Our Lord entered the garden of Gethsemane to pray and to suffer. As the prophecy of Isaiah 53a foretold, He would know suffering intimately and deeply. He would be “a man of sorrows” and “acquainted with grief.” When we study the scene of Gethsemane, no prophecy could be clearer. He was fully God, but God cannot and does not suffer. He was fully man and in the garden of Gethsemane. His humanity experienced real, deep human agony and suffering. Stop, think, and visualize the cross of Calvary. It sends you reeling. This was Jesus in the garden of Gethsemane.

The text teaches that Jesus suffered mentally in private but that He wanted company. He appealed to His three closest disciples—Peter, James, and John—to enter deeper into the garden with Him. He needed their support. Leaving them, He went even deeper into the garden. They were to remain near in watch and prayer. He knew that soon He would have no human support. In redeeming man, He could have no helper. He must do it alone. “God shows His love for us in that while we were yet sinners, Christ died for us” (Rom. 5:8). “In Him we have redemption through His blood, the forgiveness of our trespasses, according to the riches of His grace” (Eph. 1:7).

Our Lord’s mental anguish/suffering in Gethsemane was intense. He prayed to the Father three times (cf. Matt. 26:39, 42, 44). One writer states that He prayed so fervently that “His sweat was as it were great drops of blood falling down to the ground” (Luke 22:44). This was indeed intense mental anguish/suffering. Our mental anguish/suffering is often the result of sin or foolish thinking or living. Not so with Jesus. He was “holy, harmless, undefiled, and separate from sinners” (Heb. 7:26). His pain and suffering came not from exaggerated or misplaced fears. He had perfect trust in the Father. His sufferings were real and agonizing, but on the other hand they were wonderful indeed!
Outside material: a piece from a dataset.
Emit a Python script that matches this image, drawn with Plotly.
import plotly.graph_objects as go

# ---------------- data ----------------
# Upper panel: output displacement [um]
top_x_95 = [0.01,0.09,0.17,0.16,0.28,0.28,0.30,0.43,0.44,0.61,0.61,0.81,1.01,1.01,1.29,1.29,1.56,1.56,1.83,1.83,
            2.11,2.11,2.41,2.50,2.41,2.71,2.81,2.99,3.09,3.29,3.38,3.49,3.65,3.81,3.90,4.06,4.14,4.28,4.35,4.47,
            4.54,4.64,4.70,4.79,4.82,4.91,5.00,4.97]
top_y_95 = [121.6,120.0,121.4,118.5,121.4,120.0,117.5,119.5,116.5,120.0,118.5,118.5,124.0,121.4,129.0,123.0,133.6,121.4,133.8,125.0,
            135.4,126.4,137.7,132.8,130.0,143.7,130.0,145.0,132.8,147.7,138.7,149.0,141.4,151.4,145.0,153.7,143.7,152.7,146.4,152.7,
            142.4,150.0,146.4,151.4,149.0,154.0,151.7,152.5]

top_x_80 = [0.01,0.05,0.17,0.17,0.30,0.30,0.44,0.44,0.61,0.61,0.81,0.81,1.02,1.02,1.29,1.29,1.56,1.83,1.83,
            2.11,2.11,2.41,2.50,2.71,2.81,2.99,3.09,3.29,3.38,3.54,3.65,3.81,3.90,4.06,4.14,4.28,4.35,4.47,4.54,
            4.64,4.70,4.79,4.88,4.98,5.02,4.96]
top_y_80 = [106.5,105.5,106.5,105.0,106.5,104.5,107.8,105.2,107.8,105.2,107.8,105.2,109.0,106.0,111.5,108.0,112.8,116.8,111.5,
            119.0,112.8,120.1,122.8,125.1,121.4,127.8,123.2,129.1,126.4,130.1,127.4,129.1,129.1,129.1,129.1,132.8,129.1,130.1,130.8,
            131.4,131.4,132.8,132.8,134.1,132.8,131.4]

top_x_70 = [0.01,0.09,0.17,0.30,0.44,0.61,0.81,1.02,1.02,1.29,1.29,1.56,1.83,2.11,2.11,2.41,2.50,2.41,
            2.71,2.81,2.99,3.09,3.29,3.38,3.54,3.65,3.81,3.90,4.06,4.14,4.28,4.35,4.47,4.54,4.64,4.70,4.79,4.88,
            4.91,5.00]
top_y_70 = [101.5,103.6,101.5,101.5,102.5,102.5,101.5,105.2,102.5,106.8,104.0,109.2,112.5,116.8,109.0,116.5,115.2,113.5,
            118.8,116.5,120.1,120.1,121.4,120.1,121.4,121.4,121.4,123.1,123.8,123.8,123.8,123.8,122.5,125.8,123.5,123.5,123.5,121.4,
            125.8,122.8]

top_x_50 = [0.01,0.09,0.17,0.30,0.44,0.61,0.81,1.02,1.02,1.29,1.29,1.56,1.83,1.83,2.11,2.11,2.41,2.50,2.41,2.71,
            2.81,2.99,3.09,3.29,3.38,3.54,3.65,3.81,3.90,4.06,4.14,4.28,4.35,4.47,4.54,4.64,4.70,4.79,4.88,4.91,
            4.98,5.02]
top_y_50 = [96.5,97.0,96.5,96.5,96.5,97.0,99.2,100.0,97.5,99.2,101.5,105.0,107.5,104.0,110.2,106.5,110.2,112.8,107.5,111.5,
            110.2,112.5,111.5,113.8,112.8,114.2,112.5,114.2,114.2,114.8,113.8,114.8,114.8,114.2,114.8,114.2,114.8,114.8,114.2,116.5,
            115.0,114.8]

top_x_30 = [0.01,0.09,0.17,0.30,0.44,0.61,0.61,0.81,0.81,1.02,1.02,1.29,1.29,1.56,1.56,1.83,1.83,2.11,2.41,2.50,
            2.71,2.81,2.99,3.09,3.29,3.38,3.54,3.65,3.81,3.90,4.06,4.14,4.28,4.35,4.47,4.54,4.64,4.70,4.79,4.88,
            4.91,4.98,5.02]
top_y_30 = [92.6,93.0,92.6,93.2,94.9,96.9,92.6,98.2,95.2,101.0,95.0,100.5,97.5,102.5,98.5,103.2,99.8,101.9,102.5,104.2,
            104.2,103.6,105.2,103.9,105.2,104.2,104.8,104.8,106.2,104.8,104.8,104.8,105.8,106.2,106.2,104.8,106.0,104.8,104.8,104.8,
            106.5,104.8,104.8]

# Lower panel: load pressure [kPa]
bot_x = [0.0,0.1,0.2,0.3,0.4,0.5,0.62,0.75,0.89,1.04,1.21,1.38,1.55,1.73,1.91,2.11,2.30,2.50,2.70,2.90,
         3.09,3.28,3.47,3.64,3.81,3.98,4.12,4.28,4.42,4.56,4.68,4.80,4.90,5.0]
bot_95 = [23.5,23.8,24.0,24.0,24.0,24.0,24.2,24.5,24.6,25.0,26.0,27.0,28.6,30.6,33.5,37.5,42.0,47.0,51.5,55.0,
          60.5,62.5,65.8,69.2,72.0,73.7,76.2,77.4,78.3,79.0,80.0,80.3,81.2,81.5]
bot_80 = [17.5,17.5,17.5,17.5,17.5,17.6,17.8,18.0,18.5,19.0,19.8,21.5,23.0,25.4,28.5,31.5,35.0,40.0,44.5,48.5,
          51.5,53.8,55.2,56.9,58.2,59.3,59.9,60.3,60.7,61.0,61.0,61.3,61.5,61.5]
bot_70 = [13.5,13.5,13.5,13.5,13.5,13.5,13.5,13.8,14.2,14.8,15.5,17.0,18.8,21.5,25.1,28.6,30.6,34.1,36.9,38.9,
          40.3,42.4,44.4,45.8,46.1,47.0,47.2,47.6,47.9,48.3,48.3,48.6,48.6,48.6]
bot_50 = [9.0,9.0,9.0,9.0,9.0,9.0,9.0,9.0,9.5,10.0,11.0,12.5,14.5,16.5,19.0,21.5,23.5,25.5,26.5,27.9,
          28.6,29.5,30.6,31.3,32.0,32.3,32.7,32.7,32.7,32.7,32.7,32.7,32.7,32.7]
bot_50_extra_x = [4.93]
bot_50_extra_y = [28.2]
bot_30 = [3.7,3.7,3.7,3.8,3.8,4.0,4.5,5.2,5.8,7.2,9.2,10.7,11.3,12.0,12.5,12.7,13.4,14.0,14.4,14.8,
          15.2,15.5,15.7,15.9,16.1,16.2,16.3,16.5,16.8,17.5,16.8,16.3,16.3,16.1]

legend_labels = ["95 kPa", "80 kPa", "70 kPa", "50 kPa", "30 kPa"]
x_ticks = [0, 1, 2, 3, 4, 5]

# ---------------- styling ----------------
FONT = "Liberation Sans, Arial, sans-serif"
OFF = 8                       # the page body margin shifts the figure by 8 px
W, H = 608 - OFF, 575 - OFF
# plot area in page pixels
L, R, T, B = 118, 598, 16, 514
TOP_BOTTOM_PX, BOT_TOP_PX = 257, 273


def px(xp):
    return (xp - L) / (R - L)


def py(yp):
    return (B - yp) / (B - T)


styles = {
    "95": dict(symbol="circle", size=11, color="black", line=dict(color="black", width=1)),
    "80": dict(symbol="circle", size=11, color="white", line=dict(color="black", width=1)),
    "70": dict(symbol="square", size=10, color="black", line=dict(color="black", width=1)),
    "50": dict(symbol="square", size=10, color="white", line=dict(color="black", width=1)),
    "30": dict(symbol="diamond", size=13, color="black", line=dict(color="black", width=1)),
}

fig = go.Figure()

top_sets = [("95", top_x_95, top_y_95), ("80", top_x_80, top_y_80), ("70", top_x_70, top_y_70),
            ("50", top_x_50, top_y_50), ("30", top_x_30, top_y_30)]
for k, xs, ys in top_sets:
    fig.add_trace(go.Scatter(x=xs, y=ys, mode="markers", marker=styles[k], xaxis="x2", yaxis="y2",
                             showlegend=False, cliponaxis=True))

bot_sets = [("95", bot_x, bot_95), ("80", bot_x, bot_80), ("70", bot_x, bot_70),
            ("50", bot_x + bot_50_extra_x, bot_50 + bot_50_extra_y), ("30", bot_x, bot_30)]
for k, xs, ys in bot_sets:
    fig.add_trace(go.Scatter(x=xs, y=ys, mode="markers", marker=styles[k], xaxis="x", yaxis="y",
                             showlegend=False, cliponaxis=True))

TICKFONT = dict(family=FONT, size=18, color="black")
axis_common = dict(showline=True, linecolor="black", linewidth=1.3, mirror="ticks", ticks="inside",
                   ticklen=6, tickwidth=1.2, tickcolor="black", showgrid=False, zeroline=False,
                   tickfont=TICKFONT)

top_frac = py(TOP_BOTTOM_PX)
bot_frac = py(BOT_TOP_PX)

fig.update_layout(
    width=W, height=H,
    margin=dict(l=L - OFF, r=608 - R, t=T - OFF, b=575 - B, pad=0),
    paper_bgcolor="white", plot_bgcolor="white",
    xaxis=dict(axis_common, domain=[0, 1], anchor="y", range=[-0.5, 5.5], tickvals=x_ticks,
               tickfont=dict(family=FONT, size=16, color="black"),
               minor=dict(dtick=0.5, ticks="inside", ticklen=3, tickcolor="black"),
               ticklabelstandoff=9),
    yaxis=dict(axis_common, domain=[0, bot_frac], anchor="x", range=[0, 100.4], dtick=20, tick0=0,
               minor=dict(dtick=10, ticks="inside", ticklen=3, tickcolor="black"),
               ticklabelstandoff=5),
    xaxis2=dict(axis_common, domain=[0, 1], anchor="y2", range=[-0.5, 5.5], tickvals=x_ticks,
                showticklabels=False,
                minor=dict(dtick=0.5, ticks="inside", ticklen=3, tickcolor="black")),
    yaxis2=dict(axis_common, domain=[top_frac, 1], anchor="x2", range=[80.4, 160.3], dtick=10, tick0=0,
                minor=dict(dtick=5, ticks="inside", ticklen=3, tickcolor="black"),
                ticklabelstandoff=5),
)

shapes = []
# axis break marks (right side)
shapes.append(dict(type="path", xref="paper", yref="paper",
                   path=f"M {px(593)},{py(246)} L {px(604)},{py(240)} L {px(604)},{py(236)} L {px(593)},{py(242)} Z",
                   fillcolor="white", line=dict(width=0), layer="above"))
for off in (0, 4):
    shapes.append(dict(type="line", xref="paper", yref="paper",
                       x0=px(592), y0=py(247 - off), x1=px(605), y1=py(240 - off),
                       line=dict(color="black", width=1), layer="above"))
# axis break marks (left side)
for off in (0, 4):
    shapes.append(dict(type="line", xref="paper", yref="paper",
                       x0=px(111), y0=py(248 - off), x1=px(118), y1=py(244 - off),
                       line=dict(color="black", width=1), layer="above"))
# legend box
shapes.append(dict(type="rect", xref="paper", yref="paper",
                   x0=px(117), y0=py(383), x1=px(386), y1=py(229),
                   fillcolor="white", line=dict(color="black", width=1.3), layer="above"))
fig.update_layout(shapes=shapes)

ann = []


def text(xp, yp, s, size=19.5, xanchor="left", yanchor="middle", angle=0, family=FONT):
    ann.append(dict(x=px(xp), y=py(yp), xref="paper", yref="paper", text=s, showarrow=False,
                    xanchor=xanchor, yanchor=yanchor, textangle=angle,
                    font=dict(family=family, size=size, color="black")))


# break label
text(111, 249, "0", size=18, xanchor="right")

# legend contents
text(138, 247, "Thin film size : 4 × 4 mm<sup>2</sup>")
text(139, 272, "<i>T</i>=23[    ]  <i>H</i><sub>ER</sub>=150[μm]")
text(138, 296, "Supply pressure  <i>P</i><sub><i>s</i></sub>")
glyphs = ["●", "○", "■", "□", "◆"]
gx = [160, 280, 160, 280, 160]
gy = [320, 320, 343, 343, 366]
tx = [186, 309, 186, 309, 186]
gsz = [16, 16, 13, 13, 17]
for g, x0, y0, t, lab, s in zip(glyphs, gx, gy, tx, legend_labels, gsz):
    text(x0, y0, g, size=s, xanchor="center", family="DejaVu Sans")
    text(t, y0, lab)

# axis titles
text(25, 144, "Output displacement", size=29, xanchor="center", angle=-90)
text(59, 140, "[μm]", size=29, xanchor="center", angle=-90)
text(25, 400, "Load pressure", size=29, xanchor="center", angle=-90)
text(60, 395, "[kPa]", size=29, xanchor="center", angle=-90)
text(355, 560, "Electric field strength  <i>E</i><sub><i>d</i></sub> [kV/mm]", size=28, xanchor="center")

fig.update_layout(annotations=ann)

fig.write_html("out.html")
When we reason along these lines, we have to observe that above all, Jesus’s anguish/suffering was for our redemption. The Perfect Sufferer was the spotless Lamb who was the fit and right “offering for sin” (Isa. 53:10). He came to save our souls from sorrow and its source—our sin (cf. Luke 19:10; Heb. 2:14-15).

The Supreme Sufferer is the One we are privileged to proclaim around the Lord’s Table each Lord’s Day and of Whom preachers are to proclaim from the pulpit, “For I determined not to know any thing among you, save Jesus Christ, and Him crucified” (1 Cor. 2:2). What an honor. He is the Great Physician for the world of miserable sinners. Let us Keep in constant contact with the Suffering Servant of Gethsemane and Calvary’s cross. This will change our life and make us an influence for good on others.